Brand
Champagne over teal
We swapped the accent colour from teal to muted champagne gold this week. Small change in the diff. Bigger change in how the product reads. Notes on why colour is a positioning lever, not a vibe choice.
We changed our accent colour last week. Aqua-teal — the bright cyan that had been the brand since week one — got replaced with a muted champagne gold. Hex change. A few hundred lines of CSS swept across landing, console, and docs. Took a Saturday afternoon.
It read different on Monday. Customers read it different on Monday.
This is a short note about why we did it, because every founder I've spoken to recently has asked some version of "how seriously do you take the brand colour?" — and my honest answer is more seriously than I expected to.
What teal was saying
Teal is a fine colour. It's also a signal. Teal in B2B software reads, in 2026:
- Tech demo
- Early-stage SaaS
- ProductHunt indie
- "we just learned Tailwind"
None of which is wrong — those are real categories and a lot of great products live in them. But none of them are the category we want a CTO to put us in when they're deciding whether to let our agent run inside their repo. The teal said we're new and we're playing. The product is new, sure. We're not playing.
Champagne reads differently. Older. Unhurried. The kind of colour you find on instruments and watches more than on landing-page hero CTAs. It says grown-up, and that signal — for what we're selling — matters more than the brightness signal teal was sending.
The change wasn't subtle
A colour change in a design system isn't one find-and-replace. The accent threads through:
- Primary CTA backgrounds and hover states
- Inline link colour in long-form copy
- Card border highlights on the docs grid
- Status pill backgrounds across the console
- Logo treatments on opengraph images
- Every single button that wanted to read "this is the action"
We swept all of them in one sitting. Half-migrations make a brand look broken, not transitional — there's no honest version of "we changed our colour but only on the homepage". Either the product reads consistent or it reads accidental.
The new accent also forced us to reconsider every place where teal was carrying meaning. A teal pill in the console used to mean "ok / synced". A champagne pill reads more like "premium / featured". So we kept teal-ish (now a quieter aqua) for system-status signal, and reserved champagne strictly for operator-facing actions — the buttons the user is supposed to press. The semantic cleanup was almost half the work.
What the colour bought us
Three things, in order of how much they surprised me:
Inbound demos felt different. Same deck, same product walkthrough, same script. The reaction shifted toward "how do I get my team on this" and away from "interesting, what's the timeline?". A small sample. But the pattern was unmistakable.
Internal taste calibration improved. Designers shipping new pages reached for cleaner solutions, because the surrounding palette gave them less permission to be loud. The colour did some of the editing for us.
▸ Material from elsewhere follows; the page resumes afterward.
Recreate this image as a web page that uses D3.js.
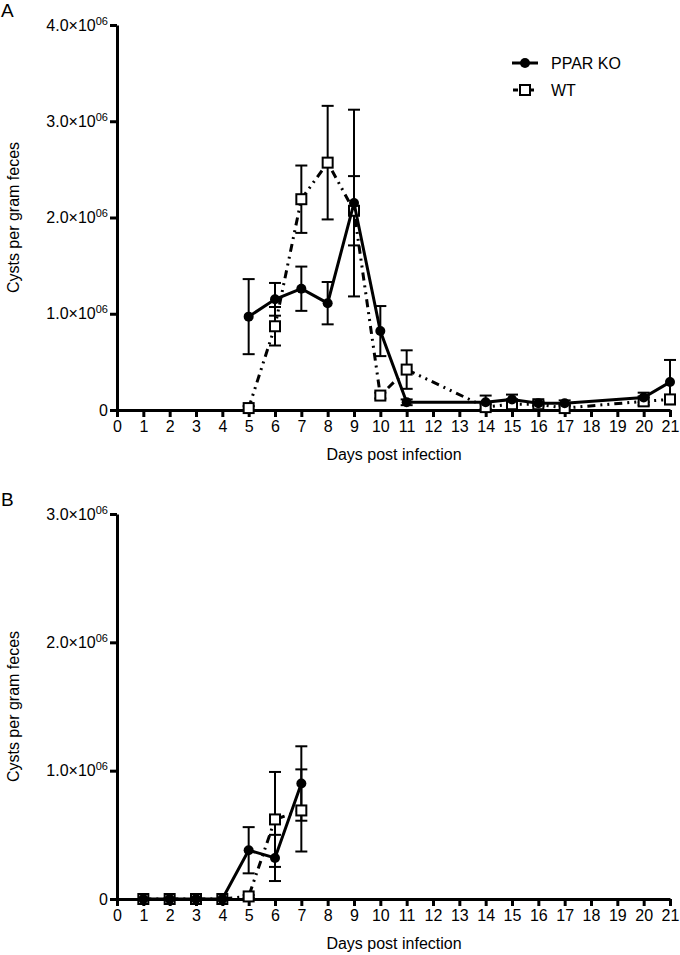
<!DOCTYPE html>
<html>
<head>
<meta charset="utf-8">
<script src="https://cdn.jsdelivr.net/npm/d3@7"></script>
<style>
  body { margin: 0; background: #fff; }
  svg { font-family: "Liberation Sans", Arial, sans-serif; }
</style>
</head>
<body>
<div id="chart"></div>
<script>
// Panel A data (cysts per gram feces, in millions)
const daysA = [5, 6, 7, 8, 9, 10, 11, 14, 15, 16, 17, 20, 21];
const koA = [0.97, 1.15, 1.26, 1.11, 2.15, 0.82, 0.08, 0.08, 0.11, 0.07, 0.07, 0.13, 0.29];
const koErrA = [0.39, 0.17, 0.23, 0.22, 0.97, 0.26, 0.03, 0.07, 0.05, 0.02, 0.03, 0.05, 0.23];
const wtA = [0.02, 0.87, 2.19, 2.57, 2.07, 0.15, 0.42, 0.03, 0.06, 0.06, 0.02, 0.09, 0.11];
const wtErrA = [0.02, 0.2, 0.35, 0.59, 0.36, 0.03, 0.2, 0.03, 0.03, 0.02, 0.03, 0.04, 0.03];

// Panel B data
const daysB = [1, 2, 3, 4, 5, 6, 7];
const koB = [0, 0, 0, 0, 0.38, 0.32, 0.90];
const koErrB = [0, 0, 0, 0, 0.18, 0.18, 0.29];
const wtB = [0, 0, 0, 0, 0.02, 0.62, 0.69];
const wtErrB = [0, 0, 0, 0, 0.01, 0.37, 0.32];

const xTicks = d3.range(0, 22);
const yTicksA = [0, 1, 2, 3, 4];
const yTicksB = [0, 1, 2, 3];
const seriesNames = ["PPAR KO", "WT"];
const SCALE = 1e6;

const svg = d3.select("#chart").append("svg")
  .attr("width", 680)
  .attr("height", 955);

function toPoints(days, vals, errs) {
  return days.map((d, i) => ({ day: d, v: vals[i] * SCALE, e: errs[i] * SCALE }));
}

function drawPanel(cfg) {
  const x = d3.scaleLinear().domain([0, 21]).range([117, 670]);
  const y = d3.scaleLinear().domain([0, cfg.yMax * SCALE]).range([cfg.bottom, cfg.top]);
  const g = svg.append("g");

  // x axis
  const xAxis = g.append("g")
    .attr("transform", `translate(0,${cfg.bottom})`)
    .call(d3.axisBottom(x).tickValues(xTicks).tickSize(7).tickSizeOuter(0).tickPadding(4));
  // y axis
  const yAxis = g.append("g")
    .attr("transform", `translate(117,0)`)
    .call(d3.axisLeft(y).tickValues(cfg.yTicks.map(t => t * SCALE)).tickSize(7).tickSizeOuter(0).tickPadding(2)
      .tickFormat(() => ""));

  [xAxis, yAxis].forEach(a => {
    a.select(".domain").attr("stroke", "#000").attr("stroke-width", 3);
    a.selectAll(".tick line").attr("stroke", "#000").attr("stroke-width", 3);
    a.selectAll(".tick text").attr("fill", "#000").style("font-size", "16px");
  });

  // y tick labels with superscript exponent
  yAxis.selectAll(".tick text").each(function (d) {
    const t = d3.select(this);
    const m = d / SCALE;
    if (m === 0) {
      t.text("0");
    } else {
      t.text(null);
      t.append("tspan").text(m.toFixed(1) + "\u00d710");
      t.append("tspan").attr("dy", "-0.55em").style("font-size", "11px").text("06");
    }
  });

  // axis titles
  g.append("text")
    .attr("x", 394)
    .attr("y", cfg.bottom + 50)
    .attr("text-anchor", "middle")
    .style("font-size", "16px")
    .text("Days post infection");
  g.append("text")
    .attr("transform", `translate(19,${(cfg.top + cfg.bottom) / 2}) rotate(-90)`)
    .attr("text-anchor", "middle")
    .style("font-size", "16px")
    .text("Cysts per gram feces");

  // panel letter
  g.append("text")
    .attr("x", 1)
    .attr("y", cfg.top - 8)
    .style("font-size", "19px")
    .text(cfg.letter);

  const line = d3.line().x(d => x(d.day)).y(d => y(d.v));

  const series = [
    { pts: cfg.wt, dash: "8,5,2,5,2,5", marker: "square" },
    { pts: cfg.ko, dash: null, marker: "circle" },
  ];

  series.forEach(s => {
    // error bars
    const eb = g.append("g");
    s.pts.forEach(p => {
      if (p.e <= 0) return;
      const cx = x(p.day);
      eb.append("line")
        .attr("x1", cx).attr("x2", cx)
        .attr("y1", y(p.v + p.e)).attr("y2", y(Math.max(0, p.v - p.e)))
        .attr("stroke", "#000").attr("stroke-width", 2);
      [p.v + p.e, Math.max(0, p.v - p.e)].forEach(val => {
        eb.append("line")
          .attr("x1", cx - 6).attr("x2", cx + 6)
          .attr("y1", y(val)).attr("y2", y(val))
          .attr("stroke", "#000").attr("stroke-width", 2);
      });
    });
  });

  series.forEach(s => {
    g.append("path")
      .datum(s.pts)
      .attr("d", line)
      .attr("fill", "none")
      .attr("stroke", "#000")
      .attr("stroke-width", 3)
      .attr("stroke-dasharray", s.dash);

    if (s.marker === "circle") {
      g.selectAll(null).data(s.pts).enter().append("circle")
        .attr("cx", d => x(d.day)).attr("cy", d => y(d.v))
        .attr("r", 5).attr("fill", "#000");
    } else {
      g.selectAll(null).data(s.pts).enter().append("rect")
        .attr("x", d => x(d.day) - 5).attr("y", d => y(d.v) - 5)
        .attr("width", 10).attr("height", 10)
        .attr("fill", "#fff").attr("stroke", "#000").attr("stroke-width", 2);
    }
  });

  if (cfg.legend) {
    const lg = g.append("g");
    // PPAR KO
    lg.append("line").attr("x1", 512).attr("x2", 538).attr("y1", 63).attr("y2", 63)
      .attr("stroke", "#000").attr("stroke-width", 3);
    lg.append("circle").attr("cx", 525).attr("cy", 63).attr("r", 5).attr("fill", "#000");
    lg.append("text").attr("x", 551).attr("y", 63).attr("dy", "0.35em")
      .style("font-size", "16px").text(seriesNames[0]);
    // WT
    lg.append("line").attr("x1", 513).attr("x2", 535).attr("y1", 90).attr("y2", 90)
      .attr("stroke", "#000").attr("stroke-width", 3).attr("stroke-dasharray", "5,3");
    lg.append("rect").attr("x", 520).attr("y", 85).attr("width", 10).attr("height", 10)
      .attr("fill", "#fff").attr("stroke", "#000").attr("stroke-width", 2);
    lg.append("text").attr("x", 551).attr("y", 90).attr("dy", "0.35em")
      .style("font-size", "16px").text(seriesNames[1]);
  }
}

drawPanel({
  letter: "A", top: 25, bottom: 410, yMax: 4, yTicks: yTicksA,
  ko: toPoints(daysA, koA, koErrA), wt: toPoints(daysA, wtA, wtErrA), legend: true
});
drawPanel({
  letter: "B", top: 514, bottom: 899, yMax: 3, yTicks: yTicksB,
  ko: toPoints(daysB, koB, koErrB), wt: toPoints(daysB, wtB, wtErrB), legend: false
});
</script>
</body>
</html>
Marketing copy felt forced when it wasn't grown-up. Teal could carry "🚀 ship it" energy and it still felt on-brand. Champagne can't. So the copy got tightened, hyperbole got cut, and the writing read more like we know what we're doing and less like we're hoping you'll tweet about us.
The boring lesson
Brand colour is a positioning lever. Not a vibe choice. Not a designer-personality thing. The colour changes which category your visitor mentally puts you in before they read a word, and it changes how loose your team feels they can be with everything around it. Both of those compound.
If the colour you picked when there were three of you working from a kitchen still says kitchen, change it. The cost of changing it is one Saturday. The cost of not changing it is a year of customers slotting you into the wrong shelf.
We're at champagne now. The lights are on. The room reads grown up.